The game puts the player in the shoes of Radhika, a poor woman in India who lives on a farm. As Kosh plays with Dylan on her lap, Radhika’s goat gives birth.

“Remember what happens when they have a baby?” Kosh asks Dylan. “How does that help everybody in the community?”

“We can, um… so then we can get goat milk!” he says.

“Oh, that’s right! It’s a good source of food, isn’t it, and then they can sell the milk or sell the baby goat, and then more people can get milk,” she explains.

Kosh thinks playing the game is teaching Dylan a lot more about what it’s like for women in the developing world than a book would.

“He’s not just reading about somebody doing something — he’s helping the characters do their actions, he’s helping make these things happen,” Kosh says. “This generation, it’s all about the interaction. This makes it alive for them.”

The idea of turning Half the Sky into a game came from the authors of the book, Pulitzer Prize-winning journalists Sheryl WuDunn and her husband Nicholas Kristof, who — like a lot of parents — learned about games from their kids, reports NPR>

“Usually my main connection with games is telling my kids not to spend so much time playing them,” Kristof says.

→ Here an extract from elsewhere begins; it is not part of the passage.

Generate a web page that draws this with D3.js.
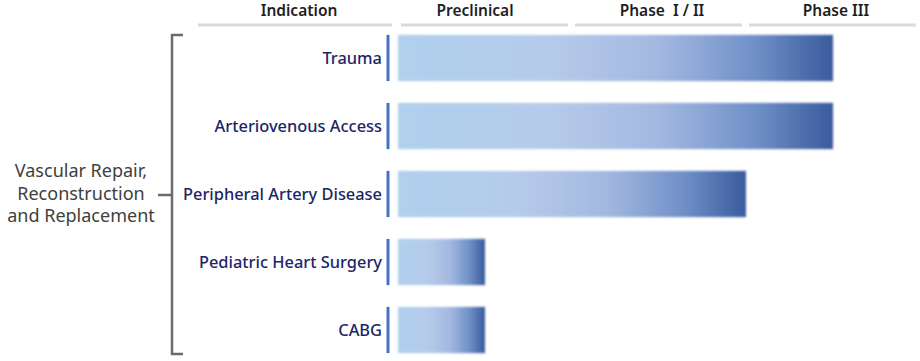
<!DOCTYPE html>
<html>
<head>
<meta charset="utf-8">
<script src="https://cdn.jsdelivr.net/npm/d3@7"></script>
<style>
  html, body { margin: 0; padding: 0; background: #fff; }
</style>
</head>
<body>
<div id="chart"></div>
<script>
// data
const stages = ["Preclinical", "Phase  I / II", "Phase III"];
const indications = ["Trauma", "Arteriovenous Access", "Peripheral Artery Disease", "Pediatric Heart Surgery", "CABG"];
const progress = [2.5, 2.5, 2.0, 0.5, 0.5]; // in stage units
const groupLabel = ["Vascular Repair,", "Reconstruction", "and Replacement"];
const headerFirst = "Indication";

function main(container) {
  const sel = d3.select(container);
  const width = 920;
  const height = 361;
  const font = "'Noto Sans', 'Open Sans', sans-serif";

  const svg = sel.append("svg")
    .attr("width", width)
    .attr("height", height);

  const defs = svg.append("defs");
  const grad = defs.append("linearGradient")
    .attr("id", "barGrad")
    .attr("x1", "0%").attr("x2", "100%")
    .attr("y1", "0%").attr("y2", "0%");
  [
    [0, "#b0d0ee"],
    [0.35, "#b6cbea"],
    [0.6, "#a3b8e0"],
    [0.82, "#7090c8"],
    [1, "#3a5b9c"]
  ].forEach(([o, c]) => grad.append("stop").attr("offset", o).attr("stop-color", c));

  const soft = defs.append("filter").attr("id", "soft")
    .attr("x", "-5%").attr("y", "-10%").attr("width", "110%").attr("height", "120%");
  soft.append("feGaussianBlur").attr("stdDeviation", 0.9);

  // scales
  const x = d3.scaleLinear().domain([0, stages.length]).range([398, 920]);
  const y = d3.scaleBand()
    .domain(indications)
    .range([24, 364])
    .paddingInner(0.32)
    .paddingOuter(0.16);

  // header
  const headerY = 25;
  const header = svg.append("g").attr("class", "header");
  header.append("line")
    .attr("x1", 198).attr("x2", 392)
    .attr("y1", headerY).attr("y2", headerY)
    .attr("stroke", "#dadada").attr("stroke-width", 3);
  header.append("text")
    .attr("x", 299).attr("y", 15.5)
    .attr("text-anchor", "middle")
    .attr("font-family", font).attr("font-size", "15.5px").attr("font-weight", 600)
    .attr("fill", "#1e1e1e")
    .text(headerFirst);

  stages.forEach((s, i) => {
    header.append("line")
      .attr("x1", x(i) + 3).attr("x2", Math.min(x(i + 1) - 4, 918))
      .attr("y1", headerY).attr("y2", headerY)
      .attr("stroke", "#dadada").attr("stroke-width", 3);
    header.append("text")
      .attr("x", (x(i) + x(i + 1)) / 2 + (i === 0 ? -10 : i === 1 ? 3 : 3)).attr("y", 15.5)
      .attr("text-anchor", "middle")
      .attr("font-family", font).attr("font-size", "15.5px").attr("font-weight", 600)
      .attr("fill", "#1e1e1e")
      .attr("xml:space", "preserve")
      .style("white-space", "pre")
      .text(s);
  });

  // bars
  svg.selectAll("rect.bar")
    .data(indications)
    .enter()
    .append("rect")
    .attr("class", "bar")
    .attr("x", x(0))
    .attr("y", d => y(d))
    .attr("width", (d, i) => x(progress[i]) - x(0))
    .attr("height", y.bandwidth())
    .attr("fill", "url(#barGrad)")
    .attr("filter", "url(#soft)");

  // blue markers
  svg.selectAll("line.marker")
    .data(indications)
    .enter()
    .append("line")
    .attr("class", "marker")
    .attr("x1", 388).attr("x2", 388)
    .attr("y1", d => y(d))
    .attr("y2", d => y(d) + y.bandwidth())
    .attr("stroke", "#4472c4")
    .attr("stroke-width", 3);

  // indication labels
  svg.selectAll("text.label")
    .data(indications)
    .enter()
    .append("text")
    .attr("class", "label")
    .attr("x", 382)
    .attr("y", d => y(d) + y.bandwidth() / 2)
    .attr("dy", "0.35em")
    .attr("text-anchor", "end")
    .attr("font-family", font).attr("font-size", "16.4px").attr("font-weight", 500)
    .attr("fill", "#1b2667")
    .text(d => d);

  // bracket
  const top = y(indications[0]);
  const bottom = y(indications[indications.length - 1]) + y.bandwidth() + 1;
  const mid = 195;
  svg.append("path")
    .attr("d", `M183,${top} H172 V${bottom} H183 M172,${mid} H158`)
    .attr("fill", "none")
    .attr("stroke", "#6b6b6b")
    .attr("stroke-width", 2.5);

  // group label
  const gl = svg.append("text")
    .attr("x", 81)
    .attr("y", 177)
    .attr("text-anchor", "middle")
    .attr("font-family", font).attr("font-size", "18px")
    .attr("fill", "#404040");
  groupLabel.forEach((t, i) => {
    gl.append("tspan").attr("x", 81).attr("dy", i === 0 ? 0 : 22.5).text(t);
  });
}

main(document.getElementById("chart"));
</script>
</body>
</html>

But Kristof also saw an opportunity. He realized that people who buy his book probably already care about the topic. He made a PBS documentary but again he realized that was a limited audience.

“We thought that, really, the gateway drug might be an online game that is not didactic, not threatening and that people might just connect with almost by accident,” he says. “Once they’re exposed to these issues, it might reel them in.”

Kristof is not a gamer, so he had to enlist outside help. He turned to an organization calledGames for Change, which brings together people who want to use games to promote humanitarian causes. Asi Burak, the president of Games for Change, says it’s a challenge to take serious causes and turn them into a game.